I've been working on a project about my grandmother. So far, I've amassed a great deal of stories and pictures. It's been hard to get started on the actual writing and compiling because reading and re-reading is so much fun.
I grew up next door to my Grandma Helen. I was named after her. When I went away to college, she sent me notes and her family famous Valentine cookies. Every return home saw me running across the driveway to see her before I'd even think of unpacking the car.
Grandma Helen died at the end of my senior year of college. She didn't see me graduate from college. She met my husband, but didn't see our wedding. She never met Phee or shared stories of her six pregnancies.
I learned a lot and shared so many experiences growing up next to Grandma. I was the only kid I knew with family next door and, even then, I knew how special that was and how lucky I was.
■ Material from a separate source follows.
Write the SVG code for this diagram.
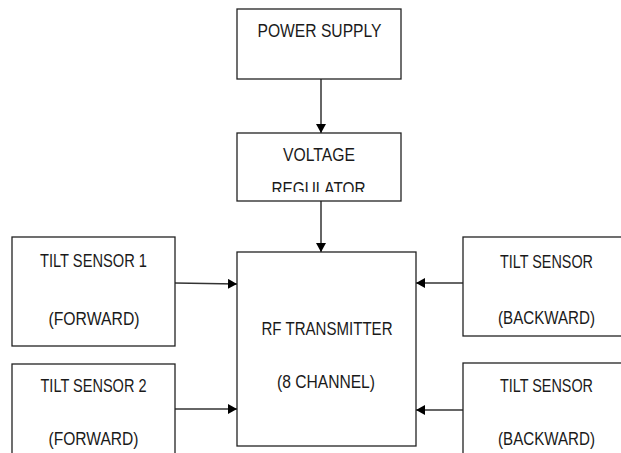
<svg xmlns="http://www.w3.org/2000/svg" width="621" height="453" viewBox="0 0 621 453">
<style>
.box{fill:#fff;stroke:#222;stroke-width:1.3}
.lbl{font-family:"Liberation Sans",Arial,sans-serif;font-size:18px;fill:#1a1a1a;text-anchor:middle}
.con{stroke:#333;stroke-width:1.5;fill:none;marker-end:url(#ah)}
</style>
<defs>
<marker id="ah" markerUnits="userSpaceOnUse" markerWidth="9" markerHeight="10" viewBox="0 0 9 10" refX="9" refY="5" orient="auto">
<path d="M0,0 L9,5 L0,10 z" fill="#000"/>
</marker>
<clipPath id="vrclip"><rect x="237" y="133" width="164" height="59"/></clipPath>
</defs>
<rect width="621" height="453" fill="#fff"/>
<g id="connectors">
<line class="con" x1="321" y1="79" x2="321" y2="133"/>
<line class="con" x1="321" y1="201" x2="321" y2="252"/>
<line class="con" x1="175" y1="283" x2="237" y2="284"/>
<line class="con" x1="175" y1="409" x2="237" y2="409"/>
<line class="con" x1="463" y1="283" x2="416" y2="283"/>
<line class="con" x1="463" y1="410" x2="416" y2="410"/>
</g>
<g id="power-supply">
<rect class="box" x="237" y="9" width="164" height="70"/>
<text class="lbl" x="319.5" y="37" textLength="124" lengthAdjust="spacingAndGlyphs">POWER  SUPPLY</text>
</g>
<g id="voltage-regulator">
<rect class="box" x="237" y="133" width="164" height="68"/>
<text class="lbl" x="319" y="160.5" textLength="72" lengthAdjust="spacingAndGlyphs">VOLTAGE</text>
<text class="lbl" x="318.5" y="194.5" textLength="94" lengthAdjust="spacingAndGlyphs" clip-path="url(#vrclip)">REGULATOR</text>
</g>
<g id="tilt-sensor-1">
<rect class="box" x="12" y="237" width="163" height="109"/>
<text class="lbl" x="93.5" y="267" textLength="107" lengthAdjust="spacingAndGlyphs">TILT SENSOR 1</text>
<text class="lbl" x="94" y="324.5" textLength="91" lengthAdjust="spacingAndGlyphs">(FORWARD)</text>
</g>
<g id="tilt-sensor-2">
<rect class="box" x="12" y="364" width="163" height="100"/>
<text class="lbl" x="93.5" y="392" textLength="106" lengthAdjust="spacingAndGlyphs">TILT SENSOR 2</text>
<text class="lbl" x="93.5" y="444.5" textLength="90" lengthAdjust="spacingAndGlyphs">(FORWARD)</text>
</g>
<g id="rf-transmitter">
<rect class="box" x="237" y="252" width="179" height="194"/>
<text class="lbl" x="327" y="334.5" textLength="131" lengthAdjust="spacingAndGlyphs">RF TRANSMITTER</text>
<text class="lbl" x="326" y="387.5" textLength="98" lengthAdjust="spacingAndGlyphs">(8 CHANNEL)</text>
</g>
<g id="tilt-sensor-backward-1">
<rect class="box" x="463" y="237" width="170" height="99"/>
<text class="lbl" x="546.5" y="267.5" textLength="93" lengthAdjust="spacingAndGlyphs">TILT SENSOR</text>
<text class="lbl" x="546.5" y="323.5" textLength="97" lengthAdjust="spacingAndGlyphs">(BACKWARD)</text>
</g>
<g id="tilt-sensor-backward-2">
<rect class="box" x="463" y="363" width="170" height="100"/>
<text class="lbl" x="546.5" y="391.5" textLength="93" lengthAdjust="spacingAndGlyphs">TILT SENSOR</text>
<text class="lbl" x="546.5" y="444.5" textLength="97" lengthAdjust="spacingAndGlyphs">(BACKWARD)</text>
</g>
</svg>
There's so much more I wish I'd been able to find out, though. As I grew up, got married, got pregnant, I know she would have had so many more stories of her younger years to share. With all I did have, it's hard to say that I missed out. But I did. And I do every day.
She is on my mind so often. When I'm in the kitchen especially. The kitchen is the center of so many homes, and none more so than Grandma Helen's. When you walked into her house, you walked right in to the heart of her home and our family. The side door led into the long kitchen, scene of weekly family dinners, all day baking marathons, and too many childhoods to count.
Phee isn't growing up in that kitchen. She hears stories, but even then, I can only remember so much at one time. Some things are just better for having been experienced. And so I'm working on this project. It's a considerable undertaking, compiling memories and stories from relatives. Already I have learned so much, seen many old photos for the first time, and cried over Grandma's handwriting in well-worn cookbooks.
A grand project full of so many facets of my Grandmother and her life. A trip down memory lane; memories old and new. More than anything this labor of love is a way to find my place in a family full of strong women, led for so long by our beloved Grandma Helen.